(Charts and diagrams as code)
- - - -
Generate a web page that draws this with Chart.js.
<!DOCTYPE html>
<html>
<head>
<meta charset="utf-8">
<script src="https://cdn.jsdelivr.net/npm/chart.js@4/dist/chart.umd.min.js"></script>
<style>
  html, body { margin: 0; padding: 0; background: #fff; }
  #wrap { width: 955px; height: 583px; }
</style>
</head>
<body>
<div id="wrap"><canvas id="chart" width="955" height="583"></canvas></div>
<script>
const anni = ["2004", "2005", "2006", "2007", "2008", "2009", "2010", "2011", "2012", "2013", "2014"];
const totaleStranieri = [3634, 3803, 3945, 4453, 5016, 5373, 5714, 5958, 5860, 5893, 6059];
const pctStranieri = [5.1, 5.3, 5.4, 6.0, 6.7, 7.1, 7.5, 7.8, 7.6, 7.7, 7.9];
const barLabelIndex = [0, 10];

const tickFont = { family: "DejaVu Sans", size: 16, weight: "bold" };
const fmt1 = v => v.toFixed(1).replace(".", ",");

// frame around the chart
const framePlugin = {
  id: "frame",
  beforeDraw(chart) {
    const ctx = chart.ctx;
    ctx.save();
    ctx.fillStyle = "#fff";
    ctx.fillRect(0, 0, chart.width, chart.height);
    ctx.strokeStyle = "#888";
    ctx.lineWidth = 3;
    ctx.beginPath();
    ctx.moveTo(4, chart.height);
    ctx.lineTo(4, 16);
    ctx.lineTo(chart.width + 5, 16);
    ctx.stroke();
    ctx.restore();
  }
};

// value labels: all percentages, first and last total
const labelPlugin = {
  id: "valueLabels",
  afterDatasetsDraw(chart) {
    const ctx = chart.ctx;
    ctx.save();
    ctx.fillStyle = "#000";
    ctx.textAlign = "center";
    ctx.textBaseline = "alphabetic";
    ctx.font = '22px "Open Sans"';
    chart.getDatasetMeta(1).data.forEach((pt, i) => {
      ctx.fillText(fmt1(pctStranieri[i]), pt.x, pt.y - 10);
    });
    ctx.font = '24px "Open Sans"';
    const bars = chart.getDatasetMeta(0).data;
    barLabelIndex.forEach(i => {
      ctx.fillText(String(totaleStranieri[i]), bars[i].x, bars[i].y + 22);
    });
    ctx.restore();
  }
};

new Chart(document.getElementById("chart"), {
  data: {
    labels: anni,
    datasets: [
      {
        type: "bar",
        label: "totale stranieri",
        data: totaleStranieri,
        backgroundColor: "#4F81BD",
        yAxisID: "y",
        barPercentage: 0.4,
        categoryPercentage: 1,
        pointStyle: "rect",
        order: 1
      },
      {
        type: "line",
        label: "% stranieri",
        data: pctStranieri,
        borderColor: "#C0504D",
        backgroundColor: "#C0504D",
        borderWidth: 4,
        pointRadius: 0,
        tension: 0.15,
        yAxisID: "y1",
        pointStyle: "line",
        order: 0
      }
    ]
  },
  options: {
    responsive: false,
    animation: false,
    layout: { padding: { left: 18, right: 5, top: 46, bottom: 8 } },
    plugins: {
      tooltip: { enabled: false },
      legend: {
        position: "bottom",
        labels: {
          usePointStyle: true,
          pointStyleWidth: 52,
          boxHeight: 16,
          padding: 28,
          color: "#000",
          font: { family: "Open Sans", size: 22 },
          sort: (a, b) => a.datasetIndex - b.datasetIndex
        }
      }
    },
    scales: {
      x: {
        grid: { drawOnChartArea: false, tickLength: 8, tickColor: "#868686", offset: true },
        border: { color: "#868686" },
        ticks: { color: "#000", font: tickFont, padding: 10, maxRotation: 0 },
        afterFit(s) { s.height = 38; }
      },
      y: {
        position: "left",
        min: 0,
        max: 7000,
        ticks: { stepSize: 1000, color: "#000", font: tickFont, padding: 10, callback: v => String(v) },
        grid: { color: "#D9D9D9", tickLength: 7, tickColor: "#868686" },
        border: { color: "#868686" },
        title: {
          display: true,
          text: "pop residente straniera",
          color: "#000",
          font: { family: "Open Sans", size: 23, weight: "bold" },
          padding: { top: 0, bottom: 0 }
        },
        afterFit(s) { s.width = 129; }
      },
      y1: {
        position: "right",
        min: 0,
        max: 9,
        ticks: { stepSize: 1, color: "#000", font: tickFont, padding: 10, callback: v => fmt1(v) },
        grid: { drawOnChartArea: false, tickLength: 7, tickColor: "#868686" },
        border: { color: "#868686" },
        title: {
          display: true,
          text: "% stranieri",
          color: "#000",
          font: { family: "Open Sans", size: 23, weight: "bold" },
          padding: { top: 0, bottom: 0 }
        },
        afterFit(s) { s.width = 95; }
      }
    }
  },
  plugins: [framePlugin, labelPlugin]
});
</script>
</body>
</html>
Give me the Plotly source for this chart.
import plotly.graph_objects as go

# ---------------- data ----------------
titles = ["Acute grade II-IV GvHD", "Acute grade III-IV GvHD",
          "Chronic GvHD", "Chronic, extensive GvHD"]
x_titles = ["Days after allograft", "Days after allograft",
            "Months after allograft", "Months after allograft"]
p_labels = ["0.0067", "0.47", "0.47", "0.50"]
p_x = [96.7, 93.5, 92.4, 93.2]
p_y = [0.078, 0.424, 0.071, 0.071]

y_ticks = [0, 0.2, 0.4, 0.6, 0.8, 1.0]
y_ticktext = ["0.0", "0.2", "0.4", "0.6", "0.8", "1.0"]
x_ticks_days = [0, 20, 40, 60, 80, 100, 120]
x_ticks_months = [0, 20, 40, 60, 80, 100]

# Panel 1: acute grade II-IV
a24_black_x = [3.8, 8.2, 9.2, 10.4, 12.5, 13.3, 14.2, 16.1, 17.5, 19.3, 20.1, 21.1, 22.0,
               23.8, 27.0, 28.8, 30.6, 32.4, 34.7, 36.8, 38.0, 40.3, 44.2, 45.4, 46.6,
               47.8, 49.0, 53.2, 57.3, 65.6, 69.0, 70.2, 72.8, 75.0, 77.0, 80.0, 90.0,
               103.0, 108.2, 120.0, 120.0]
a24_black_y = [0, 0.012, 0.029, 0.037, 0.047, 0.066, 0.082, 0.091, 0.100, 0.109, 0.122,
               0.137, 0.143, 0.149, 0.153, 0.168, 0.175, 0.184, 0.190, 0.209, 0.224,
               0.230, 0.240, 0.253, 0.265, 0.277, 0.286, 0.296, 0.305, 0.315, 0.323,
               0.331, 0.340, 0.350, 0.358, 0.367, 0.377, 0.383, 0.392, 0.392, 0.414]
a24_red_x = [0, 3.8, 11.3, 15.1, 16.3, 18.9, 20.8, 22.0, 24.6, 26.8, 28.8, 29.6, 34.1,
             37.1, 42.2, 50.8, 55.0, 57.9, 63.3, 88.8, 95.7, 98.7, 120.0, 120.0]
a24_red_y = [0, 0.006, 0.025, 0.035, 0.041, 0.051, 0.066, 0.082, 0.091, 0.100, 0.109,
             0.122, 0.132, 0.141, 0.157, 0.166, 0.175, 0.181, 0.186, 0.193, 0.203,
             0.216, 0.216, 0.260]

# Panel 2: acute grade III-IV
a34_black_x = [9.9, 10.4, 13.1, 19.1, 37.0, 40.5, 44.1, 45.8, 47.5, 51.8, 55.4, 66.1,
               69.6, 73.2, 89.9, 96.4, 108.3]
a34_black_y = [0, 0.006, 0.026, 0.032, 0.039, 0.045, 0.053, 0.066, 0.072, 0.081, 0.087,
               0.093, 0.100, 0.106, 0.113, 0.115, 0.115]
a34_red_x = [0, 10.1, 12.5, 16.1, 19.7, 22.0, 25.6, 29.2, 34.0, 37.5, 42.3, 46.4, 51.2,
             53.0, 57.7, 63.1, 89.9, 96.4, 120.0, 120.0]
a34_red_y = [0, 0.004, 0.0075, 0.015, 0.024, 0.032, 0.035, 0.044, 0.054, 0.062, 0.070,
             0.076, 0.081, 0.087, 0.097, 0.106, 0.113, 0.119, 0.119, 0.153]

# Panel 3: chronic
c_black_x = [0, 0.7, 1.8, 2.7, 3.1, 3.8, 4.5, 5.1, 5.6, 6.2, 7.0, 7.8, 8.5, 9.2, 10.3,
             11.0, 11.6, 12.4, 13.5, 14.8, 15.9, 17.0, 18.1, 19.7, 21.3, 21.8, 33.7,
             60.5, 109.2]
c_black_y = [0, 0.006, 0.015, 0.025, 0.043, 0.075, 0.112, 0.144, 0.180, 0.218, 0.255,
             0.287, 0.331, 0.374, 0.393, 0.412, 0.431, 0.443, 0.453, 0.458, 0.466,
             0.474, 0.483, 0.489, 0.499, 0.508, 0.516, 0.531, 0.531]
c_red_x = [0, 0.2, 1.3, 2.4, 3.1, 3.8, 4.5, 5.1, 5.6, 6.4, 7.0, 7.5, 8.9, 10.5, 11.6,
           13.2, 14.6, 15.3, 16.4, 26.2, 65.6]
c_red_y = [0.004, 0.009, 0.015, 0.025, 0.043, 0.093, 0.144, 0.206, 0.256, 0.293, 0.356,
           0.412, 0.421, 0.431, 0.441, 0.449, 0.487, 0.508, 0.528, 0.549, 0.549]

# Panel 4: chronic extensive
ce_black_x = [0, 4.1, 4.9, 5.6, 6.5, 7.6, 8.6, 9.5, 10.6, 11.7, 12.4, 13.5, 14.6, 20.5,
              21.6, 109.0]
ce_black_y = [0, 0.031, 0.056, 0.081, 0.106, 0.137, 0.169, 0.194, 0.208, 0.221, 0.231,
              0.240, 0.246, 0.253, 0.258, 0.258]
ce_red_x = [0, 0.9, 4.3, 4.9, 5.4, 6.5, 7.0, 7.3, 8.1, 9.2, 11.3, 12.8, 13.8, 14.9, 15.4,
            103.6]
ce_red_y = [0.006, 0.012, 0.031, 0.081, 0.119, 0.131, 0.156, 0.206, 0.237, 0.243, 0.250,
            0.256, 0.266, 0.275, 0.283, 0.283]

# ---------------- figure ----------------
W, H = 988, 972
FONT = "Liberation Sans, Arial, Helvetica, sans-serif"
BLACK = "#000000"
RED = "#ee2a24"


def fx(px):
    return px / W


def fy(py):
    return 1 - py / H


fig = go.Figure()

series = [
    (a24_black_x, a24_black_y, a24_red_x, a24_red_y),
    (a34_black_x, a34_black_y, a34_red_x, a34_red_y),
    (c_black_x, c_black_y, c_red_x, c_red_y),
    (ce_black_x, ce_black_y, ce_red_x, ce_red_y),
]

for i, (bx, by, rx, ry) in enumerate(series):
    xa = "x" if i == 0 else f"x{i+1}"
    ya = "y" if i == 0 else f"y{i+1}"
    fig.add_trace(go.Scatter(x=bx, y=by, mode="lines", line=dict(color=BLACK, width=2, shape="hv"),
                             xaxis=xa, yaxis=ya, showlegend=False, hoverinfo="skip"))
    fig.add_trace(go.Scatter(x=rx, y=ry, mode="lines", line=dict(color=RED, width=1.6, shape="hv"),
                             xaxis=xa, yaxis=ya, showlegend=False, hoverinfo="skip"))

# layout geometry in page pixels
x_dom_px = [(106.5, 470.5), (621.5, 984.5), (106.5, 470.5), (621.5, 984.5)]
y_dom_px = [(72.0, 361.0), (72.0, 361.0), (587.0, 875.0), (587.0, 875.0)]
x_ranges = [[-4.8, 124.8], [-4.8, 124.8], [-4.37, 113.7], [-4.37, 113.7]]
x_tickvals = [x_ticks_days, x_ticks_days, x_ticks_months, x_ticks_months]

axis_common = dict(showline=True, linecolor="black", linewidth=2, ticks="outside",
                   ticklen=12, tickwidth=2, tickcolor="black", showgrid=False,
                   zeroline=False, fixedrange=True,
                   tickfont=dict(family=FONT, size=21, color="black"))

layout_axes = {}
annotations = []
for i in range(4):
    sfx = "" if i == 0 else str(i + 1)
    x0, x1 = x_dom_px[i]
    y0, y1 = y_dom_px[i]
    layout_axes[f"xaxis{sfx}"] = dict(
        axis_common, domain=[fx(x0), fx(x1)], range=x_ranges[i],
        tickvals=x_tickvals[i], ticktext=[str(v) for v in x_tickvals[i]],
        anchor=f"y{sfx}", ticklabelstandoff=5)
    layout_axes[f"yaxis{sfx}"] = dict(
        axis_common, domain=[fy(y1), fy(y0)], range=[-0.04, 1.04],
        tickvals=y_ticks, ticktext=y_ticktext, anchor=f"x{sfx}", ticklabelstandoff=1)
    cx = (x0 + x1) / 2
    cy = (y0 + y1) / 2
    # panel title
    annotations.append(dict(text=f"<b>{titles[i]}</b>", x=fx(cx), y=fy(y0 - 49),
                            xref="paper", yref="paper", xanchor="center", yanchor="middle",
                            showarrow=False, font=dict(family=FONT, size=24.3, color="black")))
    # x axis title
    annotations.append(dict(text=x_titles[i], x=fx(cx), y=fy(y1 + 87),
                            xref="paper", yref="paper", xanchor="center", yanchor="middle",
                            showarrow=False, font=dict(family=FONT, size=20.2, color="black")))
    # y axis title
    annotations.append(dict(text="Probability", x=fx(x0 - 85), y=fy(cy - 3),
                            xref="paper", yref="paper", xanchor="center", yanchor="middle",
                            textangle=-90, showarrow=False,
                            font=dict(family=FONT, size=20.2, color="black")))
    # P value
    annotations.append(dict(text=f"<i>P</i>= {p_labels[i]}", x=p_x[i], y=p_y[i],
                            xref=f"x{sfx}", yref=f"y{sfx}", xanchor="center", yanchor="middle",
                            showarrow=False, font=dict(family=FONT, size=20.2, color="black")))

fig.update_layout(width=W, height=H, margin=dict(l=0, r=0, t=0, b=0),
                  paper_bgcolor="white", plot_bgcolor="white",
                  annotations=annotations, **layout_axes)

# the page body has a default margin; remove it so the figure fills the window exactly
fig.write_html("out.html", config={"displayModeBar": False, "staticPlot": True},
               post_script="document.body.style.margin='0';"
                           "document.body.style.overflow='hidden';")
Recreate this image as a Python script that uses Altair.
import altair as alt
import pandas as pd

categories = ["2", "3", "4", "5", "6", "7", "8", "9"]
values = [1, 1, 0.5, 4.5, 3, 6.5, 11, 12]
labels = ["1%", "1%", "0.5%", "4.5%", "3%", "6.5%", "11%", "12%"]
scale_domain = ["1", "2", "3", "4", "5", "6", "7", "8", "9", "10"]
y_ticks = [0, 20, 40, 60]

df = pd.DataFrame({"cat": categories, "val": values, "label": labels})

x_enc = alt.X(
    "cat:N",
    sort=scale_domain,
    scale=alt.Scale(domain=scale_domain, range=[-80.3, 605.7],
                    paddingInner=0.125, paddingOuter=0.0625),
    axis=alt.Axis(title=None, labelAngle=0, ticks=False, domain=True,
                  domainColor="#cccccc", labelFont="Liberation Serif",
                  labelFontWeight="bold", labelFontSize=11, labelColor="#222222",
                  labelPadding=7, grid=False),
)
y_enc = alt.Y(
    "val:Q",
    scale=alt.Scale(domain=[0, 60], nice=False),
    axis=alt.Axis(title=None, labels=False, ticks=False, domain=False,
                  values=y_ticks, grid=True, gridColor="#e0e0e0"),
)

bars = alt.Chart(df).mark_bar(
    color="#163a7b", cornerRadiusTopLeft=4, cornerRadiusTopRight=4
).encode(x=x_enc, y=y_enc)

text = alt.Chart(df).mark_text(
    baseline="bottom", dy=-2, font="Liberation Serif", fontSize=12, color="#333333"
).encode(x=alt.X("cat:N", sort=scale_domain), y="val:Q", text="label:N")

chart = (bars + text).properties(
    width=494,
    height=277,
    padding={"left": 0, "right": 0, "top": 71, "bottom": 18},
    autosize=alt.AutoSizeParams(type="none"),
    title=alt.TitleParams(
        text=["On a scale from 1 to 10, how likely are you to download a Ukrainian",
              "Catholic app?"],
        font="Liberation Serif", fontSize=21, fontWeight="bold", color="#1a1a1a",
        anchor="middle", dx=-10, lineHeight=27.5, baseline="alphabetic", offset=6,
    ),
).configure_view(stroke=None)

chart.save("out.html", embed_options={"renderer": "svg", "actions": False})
- - - -
#### Instructions to follow:
Within the material above, transcribe exactly the lines that run from the line holding "Give me the Plotly source for this chart." through the line holding "p_y = [0.078, 0.424, 0.071, 0.071]".

#### Task answer:
Give me the Plotly source for this chart.
import plotly.graph_objects as go

# ---------------- data ----------------
titles = ["Acute grade II-IV GvHD", "Acute grade III-IV GvHD",
          "Chronic GvHD", "Chronic, extensive GvHD"]
x_titles = ["Days after allograft", "Days after allograft",
            "Months after allograft", "Months after allograft"]
p_labels = ["0.0067", "0.47", "0.47", "0.50"]
p_x = [96.7, 93.5, 92.4, 93.2]
p_y = [0.078, 0.424, 0.071, 0.071]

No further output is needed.